— start of Data listing —
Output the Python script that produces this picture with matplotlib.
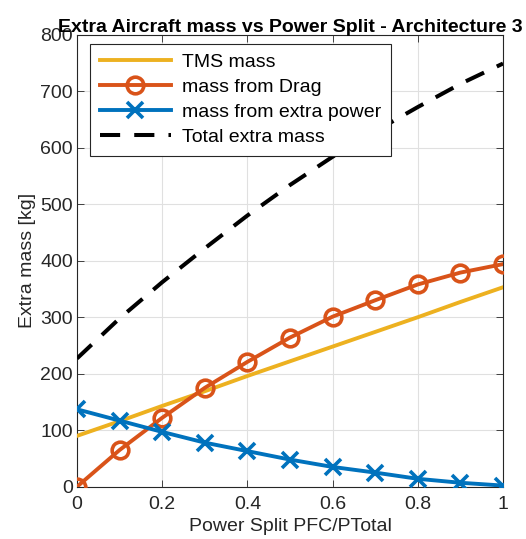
— end of Data listing —
— start of Data listing —
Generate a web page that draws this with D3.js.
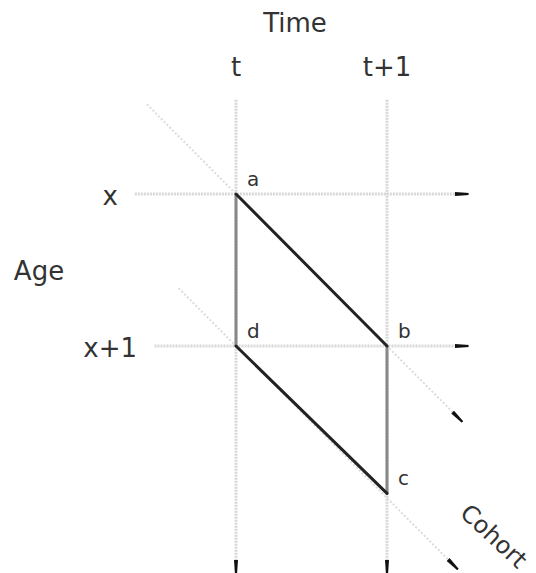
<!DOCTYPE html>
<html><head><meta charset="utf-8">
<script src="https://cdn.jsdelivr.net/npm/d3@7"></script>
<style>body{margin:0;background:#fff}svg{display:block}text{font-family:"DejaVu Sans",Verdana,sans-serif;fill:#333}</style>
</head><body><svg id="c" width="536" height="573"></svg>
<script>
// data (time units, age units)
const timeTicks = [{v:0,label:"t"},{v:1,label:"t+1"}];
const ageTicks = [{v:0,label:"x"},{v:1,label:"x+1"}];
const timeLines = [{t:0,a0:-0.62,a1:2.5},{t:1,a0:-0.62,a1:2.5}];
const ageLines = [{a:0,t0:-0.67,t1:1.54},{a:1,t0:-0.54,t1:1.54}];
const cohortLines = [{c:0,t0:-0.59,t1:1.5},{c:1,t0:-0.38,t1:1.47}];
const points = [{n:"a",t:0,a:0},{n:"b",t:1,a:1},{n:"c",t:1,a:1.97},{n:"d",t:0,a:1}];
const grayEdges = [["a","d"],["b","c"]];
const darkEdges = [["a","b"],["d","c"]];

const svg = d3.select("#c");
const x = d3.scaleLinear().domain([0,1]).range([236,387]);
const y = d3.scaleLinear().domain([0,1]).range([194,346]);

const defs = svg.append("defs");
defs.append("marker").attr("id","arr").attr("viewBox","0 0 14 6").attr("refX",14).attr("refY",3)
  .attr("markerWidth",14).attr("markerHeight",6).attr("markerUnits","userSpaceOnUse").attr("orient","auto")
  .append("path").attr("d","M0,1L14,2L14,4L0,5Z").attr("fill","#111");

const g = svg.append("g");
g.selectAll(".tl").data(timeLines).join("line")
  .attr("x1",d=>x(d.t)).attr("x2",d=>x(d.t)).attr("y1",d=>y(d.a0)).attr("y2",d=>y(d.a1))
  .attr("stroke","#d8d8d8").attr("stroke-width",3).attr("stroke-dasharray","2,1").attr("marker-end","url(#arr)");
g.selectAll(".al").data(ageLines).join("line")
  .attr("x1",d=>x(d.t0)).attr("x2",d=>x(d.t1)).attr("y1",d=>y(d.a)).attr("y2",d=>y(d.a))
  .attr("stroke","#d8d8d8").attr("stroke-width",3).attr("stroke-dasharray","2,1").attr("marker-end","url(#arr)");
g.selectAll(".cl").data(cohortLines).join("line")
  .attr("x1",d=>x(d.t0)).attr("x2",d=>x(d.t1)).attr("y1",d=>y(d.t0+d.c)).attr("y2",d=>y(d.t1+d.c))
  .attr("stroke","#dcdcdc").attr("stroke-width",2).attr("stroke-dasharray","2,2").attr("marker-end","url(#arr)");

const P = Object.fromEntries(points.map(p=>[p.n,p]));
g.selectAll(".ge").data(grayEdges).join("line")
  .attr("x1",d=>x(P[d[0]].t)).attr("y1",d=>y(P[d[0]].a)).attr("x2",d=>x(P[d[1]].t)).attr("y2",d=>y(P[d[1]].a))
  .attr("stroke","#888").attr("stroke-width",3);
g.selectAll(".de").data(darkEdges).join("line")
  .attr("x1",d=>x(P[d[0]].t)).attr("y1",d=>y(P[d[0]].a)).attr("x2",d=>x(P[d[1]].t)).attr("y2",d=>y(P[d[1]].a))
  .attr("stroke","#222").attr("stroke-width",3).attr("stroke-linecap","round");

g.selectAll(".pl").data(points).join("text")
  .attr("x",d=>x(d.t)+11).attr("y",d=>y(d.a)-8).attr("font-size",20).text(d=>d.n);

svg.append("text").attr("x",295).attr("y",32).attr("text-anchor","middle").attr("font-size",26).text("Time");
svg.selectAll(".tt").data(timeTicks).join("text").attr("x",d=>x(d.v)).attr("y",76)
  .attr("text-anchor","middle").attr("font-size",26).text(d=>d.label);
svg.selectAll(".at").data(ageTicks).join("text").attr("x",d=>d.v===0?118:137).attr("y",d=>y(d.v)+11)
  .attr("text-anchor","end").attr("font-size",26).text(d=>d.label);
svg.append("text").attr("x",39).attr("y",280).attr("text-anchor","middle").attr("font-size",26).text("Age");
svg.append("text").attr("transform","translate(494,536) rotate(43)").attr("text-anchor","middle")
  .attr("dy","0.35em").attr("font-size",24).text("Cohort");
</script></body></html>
— end of Data listing —
— start of Data listing —
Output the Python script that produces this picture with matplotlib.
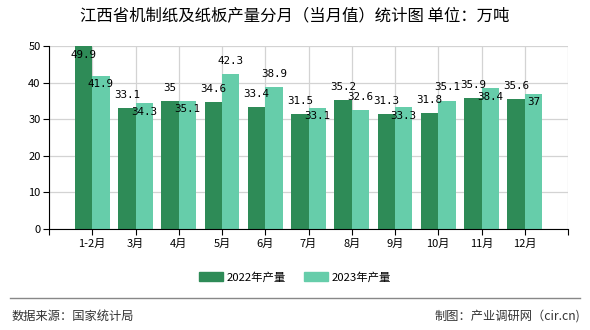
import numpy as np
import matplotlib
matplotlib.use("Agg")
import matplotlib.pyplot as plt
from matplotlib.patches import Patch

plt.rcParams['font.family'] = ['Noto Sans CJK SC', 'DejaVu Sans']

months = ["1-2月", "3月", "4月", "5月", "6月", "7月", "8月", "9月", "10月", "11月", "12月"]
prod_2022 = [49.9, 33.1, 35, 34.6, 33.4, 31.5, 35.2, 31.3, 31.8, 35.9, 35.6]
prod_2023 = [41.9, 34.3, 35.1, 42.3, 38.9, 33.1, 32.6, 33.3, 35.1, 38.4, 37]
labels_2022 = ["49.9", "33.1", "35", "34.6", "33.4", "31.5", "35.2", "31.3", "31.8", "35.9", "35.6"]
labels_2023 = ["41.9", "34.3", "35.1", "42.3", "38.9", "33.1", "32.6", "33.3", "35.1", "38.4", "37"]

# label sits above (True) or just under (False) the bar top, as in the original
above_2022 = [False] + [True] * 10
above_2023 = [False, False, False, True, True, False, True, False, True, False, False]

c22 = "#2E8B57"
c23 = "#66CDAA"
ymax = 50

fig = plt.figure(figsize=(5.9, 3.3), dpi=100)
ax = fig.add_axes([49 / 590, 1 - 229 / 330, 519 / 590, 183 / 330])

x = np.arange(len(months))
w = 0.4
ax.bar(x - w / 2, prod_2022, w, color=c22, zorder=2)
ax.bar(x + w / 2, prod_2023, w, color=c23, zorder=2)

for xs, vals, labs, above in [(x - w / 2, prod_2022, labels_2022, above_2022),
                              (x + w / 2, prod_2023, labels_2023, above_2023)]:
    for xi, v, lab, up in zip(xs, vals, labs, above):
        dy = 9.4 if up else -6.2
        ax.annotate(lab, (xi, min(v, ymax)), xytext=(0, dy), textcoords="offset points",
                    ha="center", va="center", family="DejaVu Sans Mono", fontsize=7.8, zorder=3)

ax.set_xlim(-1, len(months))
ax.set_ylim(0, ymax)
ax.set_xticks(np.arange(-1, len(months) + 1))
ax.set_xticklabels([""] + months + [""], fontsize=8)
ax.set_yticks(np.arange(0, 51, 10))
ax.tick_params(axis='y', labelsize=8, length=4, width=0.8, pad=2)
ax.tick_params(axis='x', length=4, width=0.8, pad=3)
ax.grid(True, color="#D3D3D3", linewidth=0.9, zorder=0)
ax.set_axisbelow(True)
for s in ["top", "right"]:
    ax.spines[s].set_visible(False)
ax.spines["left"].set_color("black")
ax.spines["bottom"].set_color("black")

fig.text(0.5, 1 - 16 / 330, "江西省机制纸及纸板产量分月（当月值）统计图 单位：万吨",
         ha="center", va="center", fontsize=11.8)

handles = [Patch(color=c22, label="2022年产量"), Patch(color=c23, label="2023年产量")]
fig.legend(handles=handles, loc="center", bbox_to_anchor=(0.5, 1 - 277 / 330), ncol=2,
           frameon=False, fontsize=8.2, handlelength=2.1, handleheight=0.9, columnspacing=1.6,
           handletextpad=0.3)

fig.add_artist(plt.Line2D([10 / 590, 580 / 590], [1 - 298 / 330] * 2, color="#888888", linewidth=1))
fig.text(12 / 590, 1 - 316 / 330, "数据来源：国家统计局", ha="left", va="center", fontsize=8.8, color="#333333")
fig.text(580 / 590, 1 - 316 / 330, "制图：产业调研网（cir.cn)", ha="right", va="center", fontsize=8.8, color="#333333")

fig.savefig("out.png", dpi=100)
— end of Data listing —
## Written request
Report all lines of the data above that include the string "matplotlib".

## Output for this exercise
Output the Python script that produces this picture with matplotlib.
Output the Python script that produces this picture with matplotlib.
import matplotlib
matplotlib.use("Agg")
import matplotlib.pyplot as plt
from matplotlib.patches import Patch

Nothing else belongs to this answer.